» **EXERCISE**:
Without skipping anything, write out each record below exactly.

Source code of charts:
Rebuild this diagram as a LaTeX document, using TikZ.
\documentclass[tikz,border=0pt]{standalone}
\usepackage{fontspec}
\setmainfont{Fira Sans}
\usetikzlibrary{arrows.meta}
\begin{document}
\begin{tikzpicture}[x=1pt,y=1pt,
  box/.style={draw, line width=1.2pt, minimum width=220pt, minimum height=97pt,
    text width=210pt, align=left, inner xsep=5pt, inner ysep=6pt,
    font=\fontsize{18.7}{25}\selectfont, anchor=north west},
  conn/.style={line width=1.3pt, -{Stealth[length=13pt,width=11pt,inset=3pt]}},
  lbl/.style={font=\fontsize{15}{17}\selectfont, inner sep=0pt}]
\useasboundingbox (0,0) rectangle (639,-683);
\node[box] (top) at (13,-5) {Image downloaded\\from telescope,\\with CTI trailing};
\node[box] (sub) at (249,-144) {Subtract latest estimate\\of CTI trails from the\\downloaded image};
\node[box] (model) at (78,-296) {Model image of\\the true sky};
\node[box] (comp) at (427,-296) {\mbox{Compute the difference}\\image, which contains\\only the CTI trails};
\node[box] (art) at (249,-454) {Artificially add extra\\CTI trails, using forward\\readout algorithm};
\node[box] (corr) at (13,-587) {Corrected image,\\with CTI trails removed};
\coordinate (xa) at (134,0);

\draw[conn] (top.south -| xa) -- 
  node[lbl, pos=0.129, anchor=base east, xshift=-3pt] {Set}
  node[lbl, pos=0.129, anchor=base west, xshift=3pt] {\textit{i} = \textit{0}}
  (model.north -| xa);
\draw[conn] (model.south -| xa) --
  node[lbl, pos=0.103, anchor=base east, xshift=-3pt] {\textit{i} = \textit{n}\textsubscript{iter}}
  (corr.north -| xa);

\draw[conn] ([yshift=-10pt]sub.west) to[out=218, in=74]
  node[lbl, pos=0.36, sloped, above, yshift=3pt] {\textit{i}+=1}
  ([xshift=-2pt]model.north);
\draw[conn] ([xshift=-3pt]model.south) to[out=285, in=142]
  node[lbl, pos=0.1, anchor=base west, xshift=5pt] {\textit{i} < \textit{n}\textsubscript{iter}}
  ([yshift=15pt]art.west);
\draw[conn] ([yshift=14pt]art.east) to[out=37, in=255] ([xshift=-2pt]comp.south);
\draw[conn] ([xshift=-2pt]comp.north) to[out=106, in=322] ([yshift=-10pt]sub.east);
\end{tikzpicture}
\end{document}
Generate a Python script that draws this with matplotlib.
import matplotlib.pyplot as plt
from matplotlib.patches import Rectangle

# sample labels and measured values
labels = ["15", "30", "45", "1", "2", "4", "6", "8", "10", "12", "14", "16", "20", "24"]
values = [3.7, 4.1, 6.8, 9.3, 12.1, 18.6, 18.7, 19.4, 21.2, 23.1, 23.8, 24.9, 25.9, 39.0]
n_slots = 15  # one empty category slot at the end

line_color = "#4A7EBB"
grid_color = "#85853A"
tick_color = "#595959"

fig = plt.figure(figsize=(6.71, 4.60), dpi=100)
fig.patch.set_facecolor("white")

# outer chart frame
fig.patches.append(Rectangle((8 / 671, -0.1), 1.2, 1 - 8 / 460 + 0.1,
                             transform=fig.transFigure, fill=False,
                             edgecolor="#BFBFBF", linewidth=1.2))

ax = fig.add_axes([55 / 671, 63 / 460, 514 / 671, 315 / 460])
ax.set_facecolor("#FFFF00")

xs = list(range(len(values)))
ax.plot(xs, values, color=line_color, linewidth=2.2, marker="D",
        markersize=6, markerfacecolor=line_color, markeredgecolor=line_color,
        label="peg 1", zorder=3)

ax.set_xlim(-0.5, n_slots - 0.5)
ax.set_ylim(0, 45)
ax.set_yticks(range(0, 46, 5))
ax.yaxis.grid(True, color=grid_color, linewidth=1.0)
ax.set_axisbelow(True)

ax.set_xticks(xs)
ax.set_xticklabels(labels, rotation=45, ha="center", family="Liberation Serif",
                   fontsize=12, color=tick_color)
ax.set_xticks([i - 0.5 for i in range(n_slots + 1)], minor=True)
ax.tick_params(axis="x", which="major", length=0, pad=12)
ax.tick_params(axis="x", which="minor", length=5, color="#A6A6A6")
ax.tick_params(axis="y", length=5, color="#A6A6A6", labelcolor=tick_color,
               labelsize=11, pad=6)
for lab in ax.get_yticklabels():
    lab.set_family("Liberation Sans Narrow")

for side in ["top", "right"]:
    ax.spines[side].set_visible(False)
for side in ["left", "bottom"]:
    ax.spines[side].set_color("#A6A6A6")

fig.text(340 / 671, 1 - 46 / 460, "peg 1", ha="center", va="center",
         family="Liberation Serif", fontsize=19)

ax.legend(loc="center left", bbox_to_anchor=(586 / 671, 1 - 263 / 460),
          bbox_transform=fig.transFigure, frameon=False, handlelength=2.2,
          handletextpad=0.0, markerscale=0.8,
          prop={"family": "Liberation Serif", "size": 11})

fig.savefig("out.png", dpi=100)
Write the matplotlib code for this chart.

» **THE COMPLETED TASK**:
Rebuild this diagram as a LaTeX document, using TikZ.
\documentclass[tikz,border=0pt]{standalone}
\usepackage{fontspec}
\setmainfont{Fira Sans}
\usetikzlibrary{arrows.meta}
\begin{document}
\begin{tikzpicture}[x=1pt,y=1pt,
  box/.style={draw, line width=1.2pt, minimum width=220pt, minimum height=97pt,
    text width=210pt, align=left, inner xsep=5pt, inner ysep=6pt,
    font=\fontsize{18.7}{25}\selectfont, anchor=north west},
  conn/.style={line width=1.3pt, -{Stealth[length=13pt,width=11pt,inset=3pt]}},
  lbl/.style={font=\fontsize{15}{17}\selectfont, inner sep=0pt}]
\useasboundingbox (0,0) rectangle (639,-683);
\node[box] (top) at (13,-5) {Image downloaded\\from telescope,\\with CTI trailing};
\node[box] (sub) at (249,-144) {Subtract latest estimate\\of CTI trails from the\\downloaded image};
\node[box] (model) at (78,-296) {Model image of\\the true sky};
\node[box] (comp) at (427,-296) {\mbox{Compute the difference}\\image, which contains\\only the CTI trails};
\node[box] (art) at (249,-454) {Artificially add extra\\CTI trails, using forward\\readout algorithm};
\node[box] (corr) at (13,-587) {Corrected image,\\with CTI trails removed};
\coordinate (xa) at (134,0);

\draw[conn] (top.south -| xa) -- 
  node[lbl, pos=0.129, anchor=base east, xshift=-3pt] {Set}
  node[lbl, pos=0.129, anchor=base west, xshift=3pt] {\textit{i} = \textit{0}}
  (model.north -| xa);
\draw[conn] (model.south -| xa) --
  node[lbl, pos=0.103, anchor=base east, xshift=-3pt] {\textit{i} = \textit{n}\textsubscript{iter}}
  (corr.north -| xa);

\draw[conn] ([yshift=-10pt]sub.west) to[out=218, in=74]
  node[lbl, pos=0.36, sloped, above, yshift=3pt] {\textit{i}+=1}
  ([xshift=-2pt]model.north);
\draw[conn] ([xshift=-3pt]model.south) to[out=285, in=142]
  node[lbl, pos=0.1, anchor=base west, xshift=5pt] {\textit{i} < \textit{n}\textsubscript{iter}}
  ([yshift=15pt]art.west);
\draw[conn] ([yshift=14pt]art.east) to[out=37, in=255] ([xshift=-2pt]comp.south);
\draw[conn] ([xshift=-2pt]comp.north) to[out=106, in=322] ([yshift=-10pt]sub.east);
\end{tikzpicture}
\end{document}
Generate a Python script that draws this with matplotlib.
import matplotlib.pyplot as plt
from matplotlib.patches import Rectangle

# sample labels and measured values
labels = ["15", "30", "45", "1", "2", "4", "6", "8", "10", "12", "14", "16", "20", "24"]
values = [3.7, 4.1, 6.8, 9.3, 12.1, 18.6, 18.7, 19.4, 21.2, 23.1, 23.8, 24.9, 25.9, 39.0]
n_slots = 15  # one empty category slot at the end

line_color = "#4A7EBB"
grid_color = "#85853A"
tick_color = "#595959"

fig = plt.figure(figsize=(6.71, 4.60), dpi=100)
fig.patch.set_facecolor("white")

# outer chart frame
fig.patches.append(Rectangle((8 / 671, -0.1), 1.2, 1 - 8 / 460 + 0.1,
                             transform=fig.transFigure, fill=False,
                             edgecolor="#BFBFBF", linewidth=1.2))

ax = fig.add_axes([55 / 671, 63 / 460, 514 / 671, 315 / 460])
ax.set_facecolor("#FFFF00")

xs = list(range(len(values)))
ax.plot(xs, values, color=line_color, linewidth=2.2, marker="D",
        markersize=6, markerfacecolor=line_color, markeredgecolor=line_color,
        label="peg 1", zorder=3)

ax.set_xlim(-0.5, n_slots - 0.5)
ax.set_ylim(0, 45)
ax.set_yticks(range(0, 46, 5))
ax.yaxis.grid(True, color=grid_color, linewidth=1.0)
ax.set_axisbelow(True)

ax.set_xticks(xs)
ax.set_xticklabels(labels, rotation=45, ha="center", family="Liberation Serif",
                   fontsize=12, color=tick_color)
ax.set_xticks([i - 0.5 for i in range(n_slots + 1)], minor=True)
ax.tick_params(axis="x", which="major", length=0, pad=12)
ax.tick_params(axis="x", which="minor", length=5, color="#A6A6A6")
ax.tick_params(axis="y", length=5, color="#A6A6A6", labelcolor=tick_color,
               labelsize=11, pad=6)
for lab in ax.get_yticklabels():
    lab.set_family("Liberation Sans Narrow")

for side in ["top", "right"]:
    ax.spines[side].set_visible(False)
for side in ["left", "bottom"]:
    ax.spines[side].set_color("#A6A6A6")

fig.text(340 / 671, 1 - 46 / 460, "peg 1", ha="center", va="center",
         family="Liberation Serif", fontsize=19)

ax.legend(loc="center left", bbox_to_anchor=(586 / 671, 1 - 263 / 460),
          bbox_transform=fig.transFigure, frameon=False, handlelength=2.2,
          handletextpad=0.0, markerscale=0.8,
          prop={"family": "Liberation Serif", "size": 11})

fig.savefig("out.png", dpi=100)
Write the matplotlib code for this chart.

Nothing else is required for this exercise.